Personally, I use Backblaze B2 for my offsite storage, which is both extremely cheap ($0.005/GB/month, though there are transfer fees to consider) and no-minimum, so my monthly bill with them is on the order of 70¢. However, it is emphatically batteries-excluded, and definitely not suitable for someone not comfortable with writing their own backup solution.
Yeah, I like Backblaze too - but correct me if I'm wrong: I don't think they offer too much in the way of checksumming/error correction?
A lot of my large files are database dumps, meaning that a single bit flip in the wrong place can render a backup useless. ZFS is a big selling point for me.
Their upload protocol includes checksumming to detect transmission errors, and of course there is a great deal of redundancy in storage (backups being their stock in trade). And they support arbitrary file metadata, so you can store checksums alongside on your own if you have them.

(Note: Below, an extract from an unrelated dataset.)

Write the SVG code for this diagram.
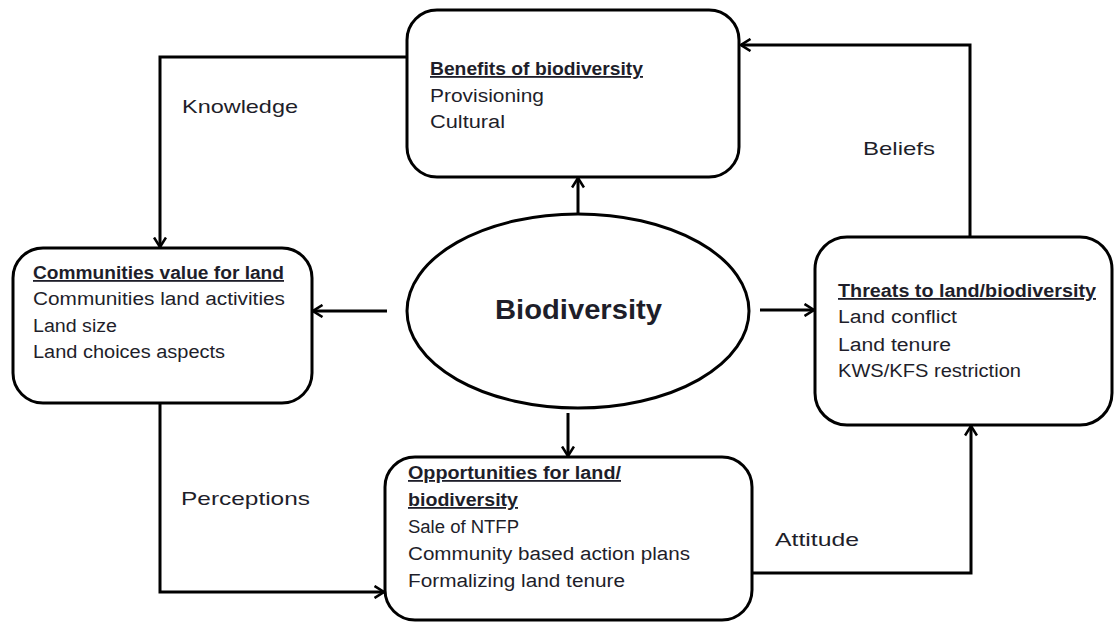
<svg xmlns="http://www.w3.org/2000/svg" width="1115" height="622" viewBox="0 0 1115 622">
<style>
.box{fill:#fff;stroke:#000;stroke-width:3}
.con{fill:none;stroke:#000;stroke-width:3;marker-end:url(#arr)}
text{font-family:"Liberation Sans",Arial,sans-serif;font-size:18px;fill:#1e1e2a}
.h{font-weight:bold;text-decoration:underline}
.lab{font-size:19px}
.big{font-size:27px;font-weight:bold}
</style>
<defs>
<marker id="arr" viewBox="0 0 12 14" refX="10.5" refY="7" markerWidth="12" markerHeight="14" markerUnits="userSpaceOnUse" orient="auto">
<path d="M1,1 L10.5,7 L1,13" fill="none" stroke="#000" stroke-width="2.6"/>
</marker>
</defs>
<rect width="1115" height="622" fill="#fff"/>
<g id="connectors">
<path class="con" d="M407,57 H160 V247"/>
<path class="con" d="M970,237 V45 H741"/>
<path class="con" d="M751,573 H971 V426"/>
<path class="con" d="M160,403 V592 H384"/>
<path class="con" d="M578,213 V178"/>
<path class="con" d="M387,311 H313"/>
<path class="con" d="M760,310 H814"/>
<path class="con" d="M568,413 V456"/>
</g>
<g id="benefits">
<rect class="box" x="407" y="10" width="332" height="167" rx="30"/>
<text class="h" x="430" y="75" textLength="213" lengthAdjust="spacingAndGlyphs">Benefits of biodiversity</text>
<text x="430" y="102" textLength="114" lengthAdjust="spacingAndGlyphs">Provisioning</text>
<text x="430" y="128" textLength="75" lengthAdjust="spacingAndGlyphs">Cultural</text>
</g>
<g id="communities">
<rect class="box" x="13" y="248" width="299" height="155" rx="30"/>
<text class="h" x="33" y="279" textLength="251" lengthAdjust="spacingAndGlyphs">Communities value for land</text>
<text x="33" y="305" textLength="252" lengthAdjust="spacingAndGlyphs">Communities land activities</text>
<text x="33" y="332" textLength="84" lengthAdjust="spacingAndGlyphs">Land size</text>
<text x="33" y="358" textLength="192" lengthAdjust="spacingAndGlyphs">Land choices aspects</text>
</g>
<g id="biodiversity">
<ellipse class="box" cx="578" cy="311" rx="171" ry="97" stroke-width="2.5"/>
<text class="big" x="495" y="319" textLength="167" lengthAdjust="spacingAndGlyphs">Biodiversity</text>
</g>
<g id="threats">
<rect class="box" x="815" y="237" width="297" height="188" rx="32"/>
<text class="h" x="838" y="297" textLength="258" lengthAdjust="spacingAndGlyphs">Threats to land/biodiversity</text>
<text x="838" y="323" textLength="119" lengthAdjust="spacingAndGlyphs">Land conflict</text>
<text x="838" y="351" textLength="113" lengthAdjust="spacingAndGlyphs">Land tenure</text>
<text x="838" y="377" textLength="183" lengthAdjust="spacingAndGlyphs">KWS/KFS restriction</text>
</g>
<g id="opportunities">
<rect class="box" x="385" y="457" width="367" height="163" rx="30"/>
<text class="h" x="408" y="479" textLength="213" lengthAdjust="spacingAndGlyphs">Opportunities for land/</text>
<text class="h" x="408" y="506" textLength="110" lengthAdjust="spacingAndGlyphs">biodiversity</text>
<text x="408" y="533" textLength="111" lengthAdjust="spacingAndGlyphs">Sale of NTFP</text>
<text x="408" y="560" textLength="282" lengthAdjust="spacingAndGlyphs">Community based action plans</text>
<text x="408" y="587" textLength="217" lengthAdjust="spacingAndGlyphs">Formalizing land tenure</text>
</g>
<g id="labels">
<text class="lab" x="182" y="113" textLength="116" lengthAdjust="spacingAndGlyphs">Knowledge</text>
<text class="lab" x="863" y="155" textLength="72" lengthAdjust="spacingAndGlyphs">Beliefs</text>
<text class="lab" x="181" y="505" textLength="129" lengthAdjust="spacingAndGlyphs">Perceptions</text>
<text class="lab" x="775" y="546" textLength="84" lengthAdjust="spacingAndGlyphs">Attitude</text>
</g>
</svg>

(Also you could use something like par2 to create your own ECC and store it alongside or out-of-band.)
I'm not sure what reliability guarantees they make about data retention, but I'd assume they're at least as good as S3 (which claims something idiotic like ten 9s). I've never heard a credible report of a major cloud storage provider experiencing loss or corruption of stored data.
Duplicati works pretty well for me, though I don't have any extreme needs! It's storage-agnostic and feature-rich (including data integrity/encryption). Usable with CLI or web UI.